### INFORMATION GIVEN ###
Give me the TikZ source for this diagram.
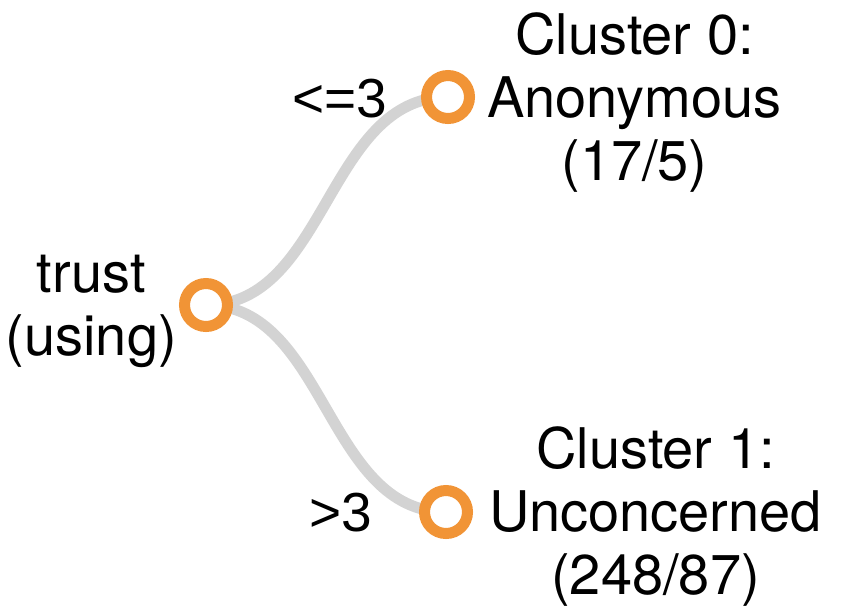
\documentclass[tikz,border=0pt]{standalone}
\usepackage{fontspec}
\setmainfont{TeX Gyre Heros}
\newfontfamily\cmpfont{Liberation Sans}
\usetikzlibrary{calc}
\definecolor{nodeorange}{RGB}{241,148,54}
\definecolor{linkgray}{RGB}{211,211,211}
\tikzset{
  treenode/.style={circle, draw=nodeorange, line width=11pt, fill=white, minimum size=43pt, inner sep=0pt},
  treelink/.style={draw=linkgray, line width=11pt},
  lbl/.style={inner sep=0pt, align=center, font=\fontsize{56pt}{63pt}\selectfont},
  edgelbl/.style={inner sep=0pt, anchor=base, font=\cmpfont\fontsize{55pt}{63pt}\selectfont}
}
\begin{document}
\begin{tikzpicture}[x=1pt,y=-1pt]
\useasboundingbox (0,0) rectangle (842,606);
\coordinate (root) at (206,305);
\coordinate (c0) at (448,97);
\coordinate (c1) at (446,512);
\coordinate (m0) at ($(root)!.5!(c0)$);
\coordinate (m1) at ($(root)!.5!(c1)$);
\draw[treelink] (root) .. controls (m0 |- root) and (m0 |- c0) .. (c0);
\draw[treelink] (root) .. controls (m1 |- root) and (m1 |- c1) .. (c1);
\node[treenode] (nroot) at (root) {};
\node[treenode] (nc0) at (c0) {};
\node[treenode] (nc1) at (c1) {};
\node[lbl, anchor=east] (lroot) at (177,311.5) {trust\\(using)};
\node[lbl, anchor=west] (lc0) at (487,102.5) {Cluster 0:\\Anonymous\\(17/5)};
\node[lbl, anchor=west] (lc1) at (489,516.5) {Cluster 1:\\Unconcerned\\(248/87)};
\node[edgelbl] (e0) at (340,117) {<=3};
\node[edgelbl] (e1) at (341,531) {>3};
\end{tikzpicture}
\end{document}
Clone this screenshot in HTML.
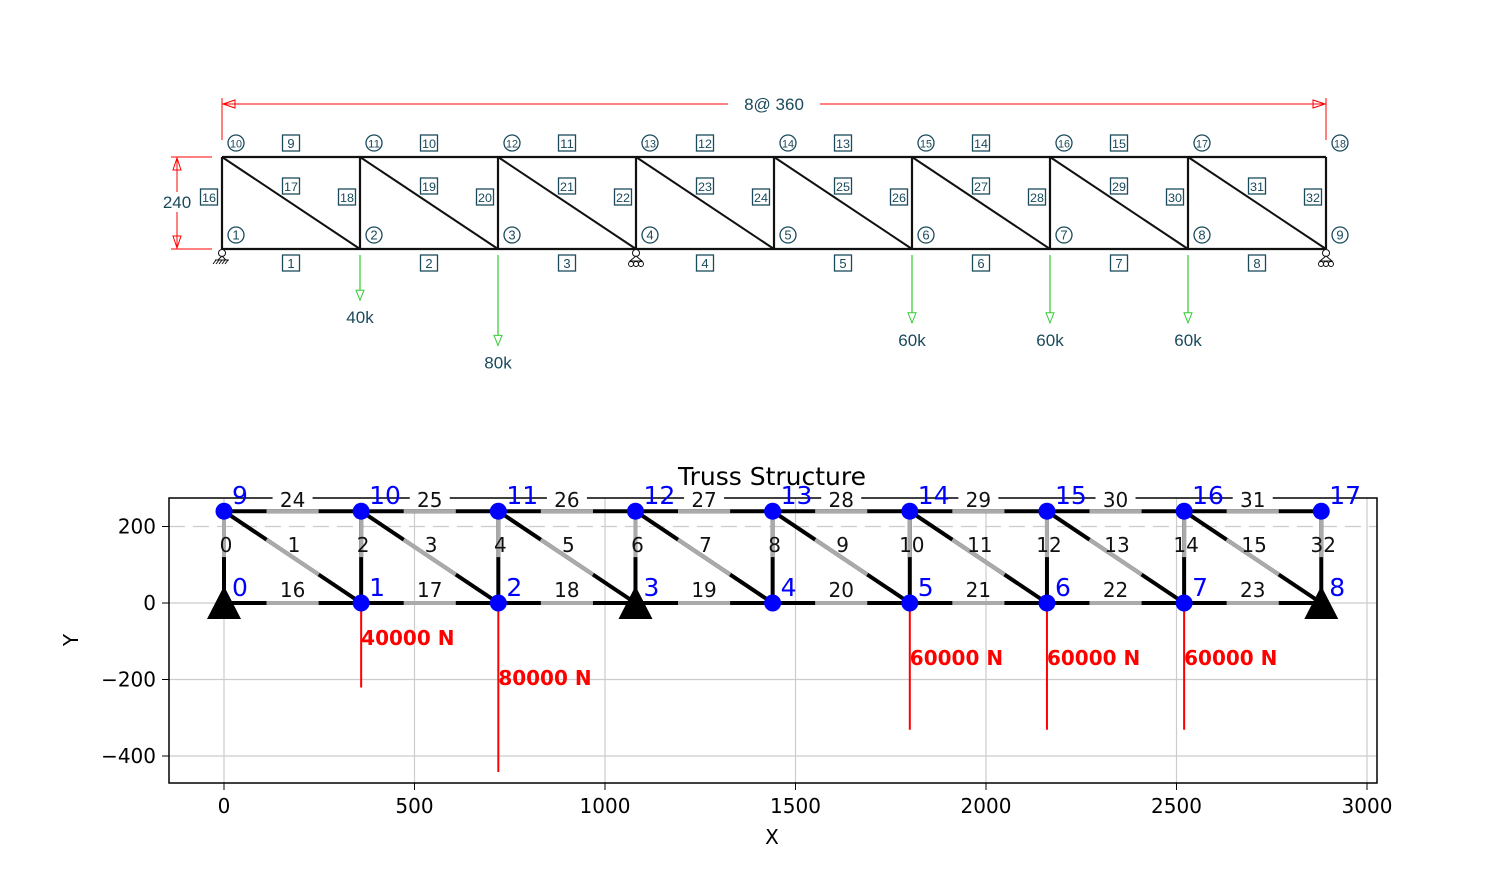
<!DOCTYPE html>
<html><head><meta charset="utf-8"><style>
body{margin:0;background:#fff}
svg{display:block;font-family:"DejaVu Sans","Liberation Sans",sans-serif}
</style></head><body>
<svg id="s" width="1500" height="894" viewBox="0 0 1500 894"></svg>
<script>
const nodeX=[0,360,720,1080,1440,1800,2160,2520,2880];
const height=240;
const loadNodes=[1,2,5,6,7];
const loadValues=[40000,80000,60000,60000,60000];
const loadLabelsTop=["40k","80k","60k","60k","60k"];
const supportNodes=[0,3,8];
const xTicks=[0,500,1000,1500,2000,2500,3000];
const yTicks=[200,0,-200,-400];

const S=document.getElementById('s');
const NS='http://www.w3.org/2000/svg';
function el(t,a,txt){const e=document.createElementNS(NS,t);for(const k in a)e.setAttribute(k,a[k]);if(txt!==undefined)e.textContent=txt;S.appendChild(e);return e;}

// ---------- top diagram ----------
const tx=v=>222+v*(1104/2880), ty=v=>249-v*(92/240);
const teal='#1a4a5c';
let e;
e=el('line',{x1:222,y1:104,x2:1326,y2:104,stroke:'#f00','stroke-width':1});

el('rect',{x:728,y:94,width:92,height:20,fill:'#fff'});
e=el('text',{x:774,y:110,'text-anchor':'middle','font-size':17,fill:teal,'font-family':'Liberation Sans'},'8@ 360');

el('line',{x1:222,y1:98,x2:222,y2:140,stroke:'#f00'});
el('line',{x1:1326,y1:98,x2:1326,y2:140,stroke:'#f00'});
el('path',{d:'M223,104 l12,-4 v8 z M1325,104 l-12,-4 v8 z',fill:'none',stroke:'#f00'});
el('line',{x1:171,y1:157,x2:212,y2:157,stroke:'#f00'});
el('line',{x1:171,y1:249,x2:212,y2:249,stroke:'#f00'});
el('line',{x1:177,y1:158,x2:177,y2:248,stroke:'#f00'});
el('rect',{x:160,y:192,width:34,height:20,fill:'#fff'});
el('path',{d:'M177,158 l-4,12 h8 z M177,248 l-4,-12 h8 z',fill:'none',stroke:'#f00'});
e=el('text',{x:177,y:208,'text-anchor':'middle','font-size':17,fill:teal,'font-family':'Liberation Sans'},'240');

const N=nodeX.length;
e=el('line',{x1:tx(0),y1:ty(0),x2:tx(2880),y2:ty(0),stroke:'#111','stroke-width':2.2});

e=el('line',{x1:tx(0),y1:ty(height),x2:tx(2880),y2:ty(height),stroke:'#111','stroke-width':2.2});

function box(x,y,t){el('rect',{x:x-8.5,y:y-8,width:17,height:16,fill:'#fff',stroke:teal,'stroke-width':1.3});
 const a={x:x,y:y+5,'text-anchor':'middle','font-size':t.length>1?12:13,fill:teal,'font-family':'Liberation Sans'};
 if(t.length>1){a.textLength=14;a.lengthAdjust='spacingAndGlyphs';}
 const q=el('text',a,t);
 }
function circ(x,y,t){el('circle',{cx:x,cy:y,r:8,fill:'#fff',stroke:teal,'stroke-width':1.3});
 const a={x:x,y:y+4.5,'text-anchor':'middle','font-size':t.length>1?11:13,fill:teal,'font-family':'Liberation Sans'};
 if(t.length>1){a.textLength=12;a.lengthAdjust='spacingAndGlyphs';}
 const q=el('text',a,t);
 }
for(let i=0;i<N;i++){
  const x=tx(nodeX[i]);
  e=el('line',{x1:x,y1:ty(0),x2:x,y2:ty(height),stroke:'#111','stroke-width':2.2});
  
  if(i<N-1){
    const x2=tx(nodeX[i+1]);
    e=el('line',{x1:x,y1:ty(height),x2:x2,y2:ty(0),stroke:'#111','stroke-width':2});
    
    box((x+x2)/2,263,String(i+1));
    if(i<7) box((x+x2)/2,143,String(i+9));
    box(x+69,186,String(17+2*i));
  }
  box(x-13,197,String(16+2*i));
  circ(x+14,235,String(i+1));
  circ(x+14,143,String(i+10));
}
function pin(x,y,roller){el('circle',{cx:x,cy:y+4,r:3.5,fill:'#fff',stroke:'#111'});
 if(roller){for(let k=-1;k<=1;k++)el('circle',{cx:x+k*5,cy:y+15,r:2.5,fill:'#fff',stroke:'#111'});el('path',{d:`M${x},${y+7} L${x-6},${y+12} H${x+6} Z`,fill:'#fff',stroke:'#111'});}
 else{el('line',{x1:x-7,y1:y+11,x2:x+7,y2:y+11,stroke:'#111'});for(let k=-6;k<=6;k+=3)el('line',{x1:x+k,y1:y+11,x2:x+k-3,y2:y+15,stroke:'#111'});el('path',{d:`M${x},${y+7} L${x-4},${y+11} M${x},${y+7} L${x+4},${y+11}`,stroke:'#111'});}}
supportNodes.forEach((n,i)=>{pin(tx(nodeX[n]),ty(0),i>0);});
loadNodes.forEach((n,i)=>{const x=tx(nodeX[n]);const L=loadValues[i]*0.00113;
  e=el('line',{x1:x,y1:255,x2:x,y2:255+L,stroke:'#3c3','stroke-width':1.2});
  
  el('path',{d:`M${x},${255+L} l-4,-10 h8 z`,fill:'#fff',stroke:'#3c3'});
  e=el('text',{x:x,y:255+L+23,'text-anchor':'middle','font-size':17,fill:teal,'font-family':'Liberation Sans'},loadLabelsTop[i]);
  
});

// ---------- bottom chart ----------
const X0=224,XS=(1367-224)/3000,Y0=603,YS=(756-603)/400;
const px=v=>X0+v*XS, py=v=>Y0-v*YS;
xTicks.forEach(t=>{if(px(t)<1376){e=el('line',{x1:px(t),y1:498,x2:px(t),y2:783,stroke:'#ccc','stroke-width':1.2});}});
yTicks.forEach(t=>{e=el('line',{x1:169,y1:py(t),x2:1377,y2:py(t),stroke:'#ccc','stroke-width':1.2,'stroke-dasharray':t===200?'16,8':''});});
e=el('rect',{x:169,y:498,width:1208,height:285,fill:'none',stroke:'#000','stroke-width':1.5});

xTicks.forEach(t=>{el('line',{x1:px(t),y1:783,x2:px(t),y2:790,stroke:'#000'});
 e=el('text',{x:px(t),y:813,'text-anchor':'middle','font-size':20},String(t));});
yTicks.forEach(t=>{el('line',{x1:162,y1:py(t),x2:169,y2:py(t),stroke:'#000'});
 e=el('text',{x:156,y:py(t)+7,'text-anchor':'end','font-size':20},(t<0?'\u2212':'')+Math.abs(t));});
e=el('text',{x:772,y:844,'text-anchor':'middle','font-size':20},'X');
e=el('text',{x:78,y:640,'text-anchor':'middle','font-size':20,transform:'rotate(-90 78 640)'},'Y');
e=el('text',{x:772,y:485,'text-anchor':'middle','font-size':25},'Truss Structure');
function member(a,b,lbl,lx,ly,vert){
  const [x1,y1]=a,[x2,y2]=b;
  const P=(t)=>[x1+(x2-x1)*t,y1+(y2-y1)*t];
  let m=el('line',{x1:px(x1),y1:py(y1),x2:px(x2),y2:py(y2),stroke:'#000','stroke-width':4});
  
  const g0=vert?P(0.5):P(0.31), g1=vert?P(1):P(0.69);
  el('line',{x1:px(g0[0]),y1:py(g0[1]),x2:px(g1[0]),y2:py(g1[1]),stroke:'#aaa','stroke-width':4});
  const t=el('text',{x:lx,y:ly,'text-anchor':'middle','font-size':20,fill:'#111'},String(lbl));
  
}
for(let i=0;i<N;i++){
  const x=nodeX[i];
  member([x,0],[x,height],i<N-1?2*i:32,px(x)+2,552,true);
  if(i<N-1){
    const x2=nodeX[i+1];
    member([x,height],[x2,0],2*i+1,px(x)+70,552,false);
    member([x,0],[x2,0],16+i,px((x+x2)/2),597,false);
    el('rect',{x:px((x+x2)/2)-20,y:486,width:40,height:24,fill:'#fff'});
    member([x,height],[x2,height],24+i,px((x+x2)/2),507,false);
  }
}
loadNodes.forEach((n,i)=>{const x=px(nodeX[n]);
  e=el('line',{x1:x,y1:Y0,x2:x,y2:py(-loadValues[i]/181),stroke:'#f00','stroke-width':2});
  
  e=el('text',{x:x,y:Y0+2+loadValues[i]/1000,'font-size':20,'font-weight':'bold',fill:'#f00'},loadValues[i]+' N');
  
});
supportNodes.forEach(n=>{const x=px(nodeX[n]);
  e=el('path',{d:`M${x},${Y0-17} L${x-17},${Y0+16} H${x+17} Z`,fill:'#000'});
  });
for(let i=0;i<N;i++){[[0,i],[height,i+N]].forEach(([y,id])=>{
  if(y===0&&supportNodes.includes(i)){}else{
  e=el('circle',{cx:px(nodeX[i]),cy:py(y),r:8.5,fill:'#00f'});
  }
  e=el('text',{x:px(nodeX[i])+8,y:py(y)-7,'font-size':25,fill:'#00f'},String(id));
  
});}
</script>
</body></html>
###
REQUIRED TASK: What lines above run from the one with "Clone this screenshot in HTML." to the one with "const yTicks=[200,0,-200,-400];"? Give them again exactly, ends included, and leave the pictures out.

ANSWER BELOW:
Clone this screenshot in HTML.
<!DOCTYPE html>
<html><head><meta charset="utf-8"><style>
body{margin:0;background:#fff}
svg{display:block;font-family:"DejaVu Sans","Liberation Sans",sans-serif}
</style></head><body>
<svg id="s" width="1500" height="894" viewBox="0 0 1500 894"></svg>
<script>
const nodeX=[0,360,720,1080,1440,1800,2160,2520,2880];
const height=240;
const loadNodes=[1,2,5,6,7];
const loadValues=[40000,80000,60000,60000,60000];
const loadLabelsTop=["40k","80k","60k","60k","60k"];
const supportNodes=[0,3,8];
const xTicks=[0,500,1000,1500,2000,2500,3000];
const yTicks=[200,0,-200,-400];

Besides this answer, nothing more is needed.